__EXERCISE AIM__. Leave out the pictures, and retype only the lines from the beginning of the material through the line that contains "type TP = [number, number];", including both.

>> START COLLECTED MATERIAL

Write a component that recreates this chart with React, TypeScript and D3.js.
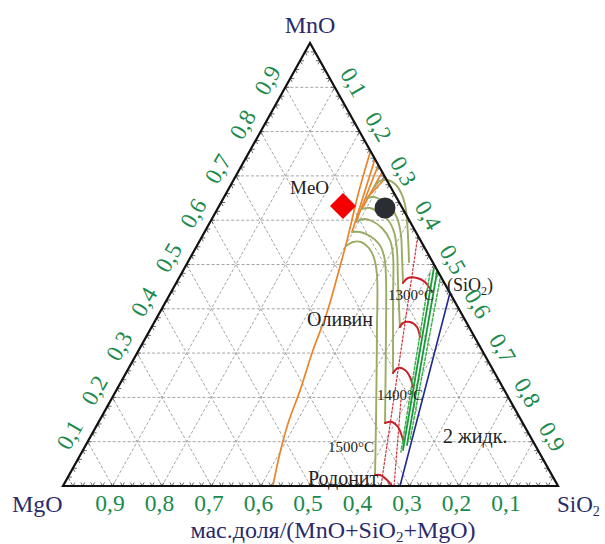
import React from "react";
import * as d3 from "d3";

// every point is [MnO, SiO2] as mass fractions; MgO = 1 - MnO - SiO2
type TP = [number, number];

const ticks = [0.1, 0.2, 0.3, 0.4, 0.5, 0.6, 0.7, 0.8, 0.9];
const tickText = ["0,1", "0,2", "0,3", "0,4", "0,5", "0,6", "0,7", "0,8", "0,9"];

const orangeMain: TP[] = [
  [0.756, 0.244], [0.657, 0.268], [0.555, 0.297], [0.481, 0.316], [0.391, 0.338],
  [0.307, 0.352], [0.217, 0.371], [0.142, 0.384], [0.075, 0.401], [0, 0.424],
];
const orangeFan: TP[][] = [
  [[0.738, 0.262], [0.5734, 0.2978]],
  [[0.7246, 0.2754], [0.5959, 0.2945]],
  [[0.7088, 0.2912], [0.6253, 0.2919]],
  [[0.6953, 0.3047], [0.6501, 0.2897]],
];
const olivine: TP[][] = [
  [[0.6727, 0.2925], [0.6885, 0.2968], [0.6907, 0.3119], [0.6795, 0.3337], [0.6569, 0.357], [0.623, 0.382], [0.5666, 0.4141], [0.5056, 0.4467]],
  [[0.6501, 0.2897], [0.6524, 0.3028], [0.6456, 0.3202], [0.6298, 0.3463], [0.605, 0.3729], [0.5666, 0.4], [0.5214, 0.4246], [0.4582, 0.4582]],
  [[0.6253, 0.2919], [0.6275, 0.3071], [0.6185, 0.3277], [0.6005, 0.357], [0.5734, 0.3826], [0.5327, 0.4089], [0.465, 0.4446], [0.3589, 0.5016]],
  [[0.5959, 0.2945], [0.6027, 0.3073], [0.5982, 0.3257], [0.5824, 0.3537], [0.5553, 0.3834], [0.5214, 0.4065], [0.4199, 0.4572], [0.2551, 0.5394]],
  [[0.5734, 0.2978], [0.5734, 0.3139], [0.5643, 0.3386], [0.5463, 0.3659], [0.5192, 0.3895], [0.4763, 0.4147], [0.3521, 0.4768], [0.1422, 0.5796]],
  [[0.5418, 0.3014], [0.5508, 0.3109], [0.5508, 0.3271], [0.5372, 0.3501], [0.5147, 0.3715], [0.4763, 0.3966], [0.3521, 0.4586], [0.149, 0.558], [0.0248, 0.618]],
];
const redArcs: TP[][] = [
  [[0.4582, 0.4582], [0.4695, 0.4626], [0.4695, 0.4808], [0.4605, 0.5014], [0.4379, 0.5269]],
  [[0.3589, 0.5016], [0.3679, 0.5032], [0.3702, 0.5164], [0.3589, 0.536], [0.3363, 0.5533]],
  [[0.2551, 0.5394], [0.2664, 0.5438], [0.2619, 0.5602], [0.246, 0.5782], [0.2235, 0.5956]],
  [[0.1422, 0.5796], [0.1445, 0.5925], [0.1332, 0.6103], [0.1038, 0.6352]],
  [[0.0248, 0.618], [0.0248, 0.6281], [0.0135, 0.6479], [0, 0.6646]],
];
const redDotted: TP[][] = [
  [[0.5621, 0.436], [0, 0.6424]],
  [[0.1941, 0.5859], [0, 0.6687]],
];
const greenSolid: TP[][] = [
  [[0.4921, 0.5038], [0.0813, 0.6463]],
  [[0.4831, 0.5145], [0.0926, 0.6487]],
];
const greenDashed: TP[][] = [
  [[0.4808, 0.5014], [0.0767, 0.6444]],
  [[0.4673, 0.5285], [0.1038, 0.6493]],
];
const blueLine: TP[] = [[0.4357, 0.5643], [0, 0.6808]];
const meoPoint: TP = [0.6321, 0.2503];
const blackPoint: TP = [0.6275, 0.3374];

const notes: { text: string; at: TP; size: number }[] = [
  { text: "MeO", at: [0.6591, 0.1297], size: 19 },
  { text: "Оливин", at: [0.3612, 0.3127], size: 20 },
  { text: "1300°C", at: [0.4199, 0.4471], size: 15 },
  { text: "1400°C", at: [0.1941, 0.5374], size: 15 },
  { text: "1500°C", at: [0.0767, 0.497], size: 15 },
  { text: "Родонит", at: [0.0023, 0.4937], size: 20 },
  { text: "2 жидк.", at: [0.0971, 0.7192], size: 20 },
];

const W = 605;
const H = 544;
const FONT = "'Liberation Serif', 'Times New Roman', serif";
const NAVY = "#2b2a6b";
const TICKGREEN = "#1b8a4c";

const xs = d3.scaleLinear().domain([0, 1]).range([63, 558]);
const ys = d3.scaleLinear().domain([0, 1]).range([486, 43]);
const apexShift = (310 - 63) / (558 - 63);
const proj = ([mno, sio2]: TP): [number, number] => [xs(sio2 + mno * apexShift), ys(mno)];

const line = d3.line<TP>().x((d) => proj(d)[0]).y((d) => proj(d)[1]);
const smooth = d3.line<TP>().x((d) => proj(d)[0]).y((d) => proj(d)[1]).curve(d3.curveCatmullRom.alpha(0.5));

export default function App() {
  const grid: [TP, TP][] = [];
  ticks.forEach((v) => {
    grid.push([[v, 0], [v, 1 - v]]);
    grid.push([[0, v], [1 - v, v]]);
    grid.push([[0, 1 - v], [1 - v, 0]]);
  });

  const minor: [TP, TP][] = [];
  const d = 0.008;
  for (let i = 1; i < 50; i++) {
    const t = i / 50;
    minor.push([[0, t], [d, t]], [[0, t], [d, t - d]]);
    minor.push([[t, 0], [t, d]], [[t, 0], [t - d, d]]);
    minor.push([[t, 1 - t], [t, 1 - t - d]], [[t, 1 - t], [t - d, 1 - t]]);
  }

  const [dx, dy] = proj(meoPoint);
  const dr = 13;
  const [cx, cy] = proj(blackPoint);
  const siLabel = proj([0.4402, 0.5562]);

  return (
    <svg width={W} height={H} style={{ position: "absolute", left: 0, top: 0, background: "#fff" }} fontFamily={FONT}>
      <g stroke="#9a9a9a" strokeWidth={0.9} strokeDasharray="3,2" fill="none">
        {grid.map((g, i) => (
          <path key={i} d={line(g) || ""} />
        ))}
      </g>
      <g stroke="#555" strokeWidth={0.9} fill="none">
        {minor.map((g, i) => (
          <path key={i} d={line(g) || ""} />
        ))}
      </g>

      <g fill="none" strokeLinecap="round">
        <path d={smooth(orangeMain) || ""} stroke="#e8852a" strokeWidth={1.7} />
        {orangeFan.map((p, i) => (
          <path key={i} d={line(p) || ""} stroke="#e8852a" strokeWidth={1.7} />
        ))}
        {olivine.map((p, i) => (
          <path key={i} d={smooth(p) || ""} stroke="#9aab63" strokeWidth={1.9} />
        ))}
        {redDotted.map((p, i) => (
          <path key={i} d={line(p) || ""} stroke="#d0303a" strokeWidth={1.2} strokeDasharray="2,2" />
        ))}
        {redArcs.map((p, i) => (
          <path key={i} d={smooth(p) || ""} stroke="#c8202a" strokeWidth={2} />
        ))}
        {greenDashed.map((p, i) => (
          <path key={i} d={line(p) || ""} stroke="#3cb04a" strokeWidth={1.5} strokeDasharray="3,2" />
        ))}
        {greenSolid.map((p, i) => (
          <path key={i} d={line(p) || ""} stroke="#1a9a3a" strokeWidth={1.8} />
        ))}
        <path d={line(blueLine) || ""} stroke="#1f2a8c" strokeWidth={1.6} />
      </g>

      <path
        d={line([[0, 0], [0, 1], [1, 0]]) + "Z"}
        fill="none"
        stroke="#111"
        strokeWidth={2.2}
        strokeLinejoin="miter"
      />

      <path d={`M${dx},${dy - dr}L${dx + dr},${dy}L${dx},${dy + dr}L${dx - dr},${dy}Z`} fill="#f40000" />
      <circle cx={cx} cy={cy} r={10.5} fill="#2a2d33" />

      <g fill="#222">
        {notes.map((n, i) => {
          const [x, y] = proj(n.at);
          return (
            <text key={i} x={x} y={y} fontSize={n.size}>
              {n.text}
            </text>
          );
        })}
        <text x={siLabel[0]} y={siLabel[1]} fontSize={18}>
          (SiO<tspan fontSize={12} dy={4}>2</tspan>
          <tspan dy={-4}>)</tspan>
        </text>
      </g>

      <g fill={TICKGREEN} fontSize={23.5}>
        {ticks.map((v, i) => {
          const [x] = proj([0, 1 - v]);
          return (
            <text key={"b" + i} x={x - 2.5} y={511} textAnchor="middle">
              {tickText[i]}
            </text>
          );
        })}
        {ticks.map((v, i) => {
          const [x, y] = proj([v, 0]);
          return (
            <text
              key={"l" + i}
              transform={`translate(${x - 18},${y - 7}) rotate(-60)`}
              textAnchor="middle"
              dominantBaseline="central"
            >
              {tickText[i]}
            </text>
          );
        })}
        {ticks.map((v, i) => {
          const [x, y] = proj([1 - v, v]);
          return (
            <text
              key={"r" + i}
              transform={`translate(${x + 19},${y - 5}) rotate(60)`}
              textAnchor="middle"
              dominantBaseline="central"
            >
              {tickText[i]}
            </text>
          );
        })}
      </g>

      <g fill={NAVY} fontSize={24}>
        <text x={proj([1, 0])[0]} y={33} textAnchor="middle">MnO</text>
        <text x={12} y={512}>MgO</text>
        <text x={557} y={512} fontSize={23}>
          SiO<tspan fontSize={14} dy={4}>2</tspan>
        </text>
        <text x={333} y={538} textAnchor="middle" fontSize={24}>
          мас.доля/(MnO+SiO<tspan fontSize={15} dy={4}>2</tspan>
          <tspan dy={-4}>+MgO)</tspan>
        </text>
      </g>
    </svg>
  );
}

>> END COLLECTED MATERIAL

__WRITTEN ANSWER__.
Write a component that recreates this chart with React, TypeScript and D3.js.
import React from "react";
import * as d3 from "d3";

// every point is [MnO, SiO2] as mass fractions; MgO = 1 - MnO - SiO2
type TP = [number, number];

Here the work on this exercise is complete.